Records with drawing code

○ ○ ○ ○ ○ ○ ○

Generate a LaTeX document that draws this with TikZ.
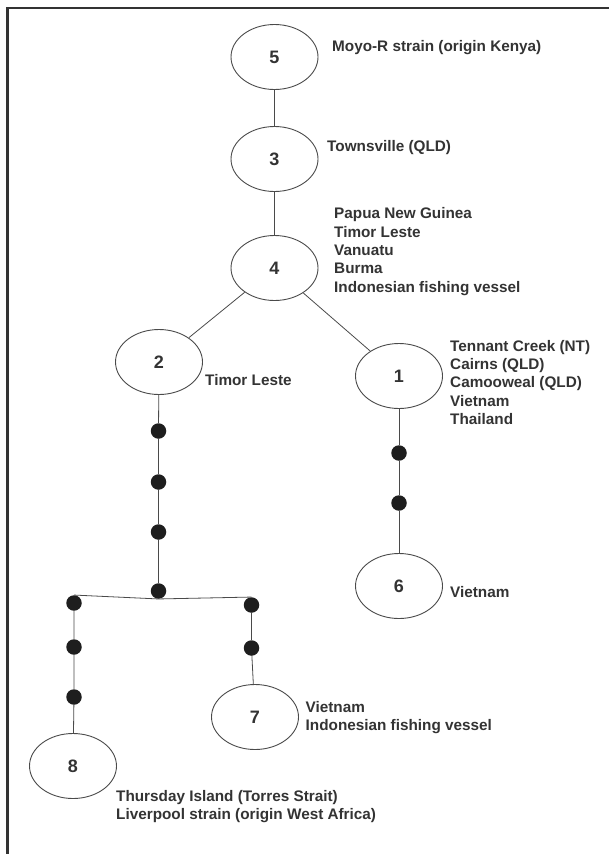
\documentclass[tikz,border=0pt]{standalone}
\usepackage{fontspec}
\setmainfont{Liberation Sans}
\usetikzlibrary{shapes.geometric}
\definecolor{linegrey}{HTML}{4A4A4A}
\definecolor{txtgrey}{HTML}{333333}
\definecolor{dotblack}{HTML}{1E1E1E}

\begin{document}
\begin{tikzpicture}[x=1pt,y=-1pt,
  hap/.style={ellipse,draw=linegrey,line width=0.9pt,minimum width=87pt,minimum height=65pt,inner sep=0pt,
    font=\fontsize{18}{20}\selectfont\bfseries,text=txtgrey},
  blob/.style={circle,fill=dotblack,minimum size=15.5pt,inner sep=0pt},
  place/.style={anchor=west,align=left,inner sep=0pt,font=\fontsize{15.3}{18.3}\selectfont\bfseries,text=txtgrey},
  link/.style={draw=linegrey,line width=0.8pt}]
\useasboundingbox (0,0) rectangle (609,854);
\draw[line width=2.2pt,draw=black!80] (7.5,854) -- (7.5,8) -- (609,8);

% haplotypes
\node[hap] (n5) at (274.5,57) {5};
\node[hap] (n3) at (274.5,159) {3};
\node[hap] (n4) at (274.5,268) {4};
\node[hap] (n2) at (159,362) {2};
\node[hap] (n1) at (399,376) {1};
\node[hap] (n6) at (399,586) {6};
\node[hap] (n7) at (255,717) {7};
\node[hap] (n8) at (73,766) {8};

% missing steps
\node[blob] (a1) at (158.5,431) {};
\node[blob] (a2) at (158.5,482) {};
\node[blob] (a3) at (158.5,532) {};
\node[blob] (j) at (158.5,591) {};
\node[blob] (l1) at (74,603) {};
\node[blob] (l2) at (74,647) {};
\node[blob] (l3) at (74,697) {};
\node[blob] (r1) at (251.5,605) {};
\node[blob] (r2) at (251.5,648) {};
\node[blob] (b1) at (399,453) {};
\node[blob] (b2) at (399,503) {};

\draw[link] (n5) -- (n3);
\draw[link] (n3) -- (n4);
\draw[link] (n4) -- (n2);
\draw[link] (n4) -- (n1);
\draw[link] (n2) -- (a1) -- (a2) -- (a3) -- (j);
\draw[link] (l1.north) -- (j.south) -- (r1.north);
\draw[link] (l1) -- (l2) -- (l3) -- (n8);
\draw[link] (r1) -- (r2) -- (n7);
\draw[link] (n1) -- (b1) -- (b2) -- (n6);

% origins
\node[place] (t5) at (332,48) {Moyo-R strain (origin Kenya)};
\node[place] (t3) at (327,148) {Townsville (QLD)};
\node[place] (t4) at (334,251.5) {Papua New Guinea\\Timor Leste\\Vanuatu\\Burma\\Indonesian fishing vessel};
\node[place] (t2) at (205,380) {Timor Leste};
\node[place] (t1) at (450,382.5) {Tennant Creek (NT)\\Cairns (QLD)\\Camooweal (QLD)\\Vietnam\\Thailand};
\node[place] (t6) at (450,592) {Vietnam};
\node[place] (t7) at (305.5,717.5) {Vietnam\\Indonesian fishing vessel};
\node[place] (t8) at (116,806.5) {Thursday Island (Torres Strait)\\Liverpool strain (origin West Africa)};
\end{tikzpicture}
\end{document}
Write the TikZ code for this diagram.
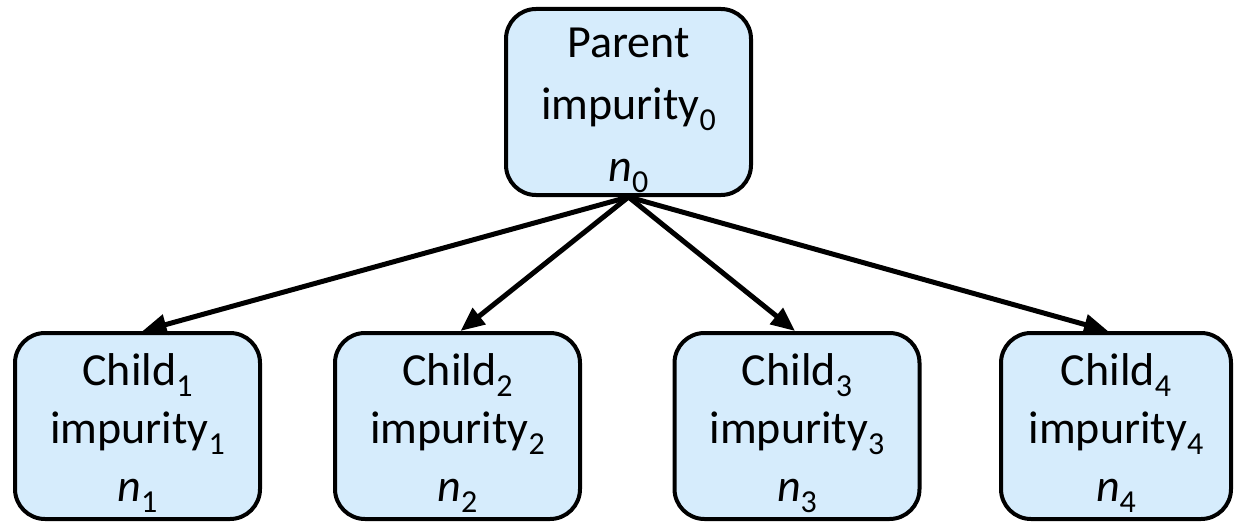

○ ○ ○ ○ ○ ○ ○

* **Objective**
Show all lines above holding "this".

* **Complete output**
Generate a LaTeX document that draws this with TikZ.
Write the TikZ code for this diagram.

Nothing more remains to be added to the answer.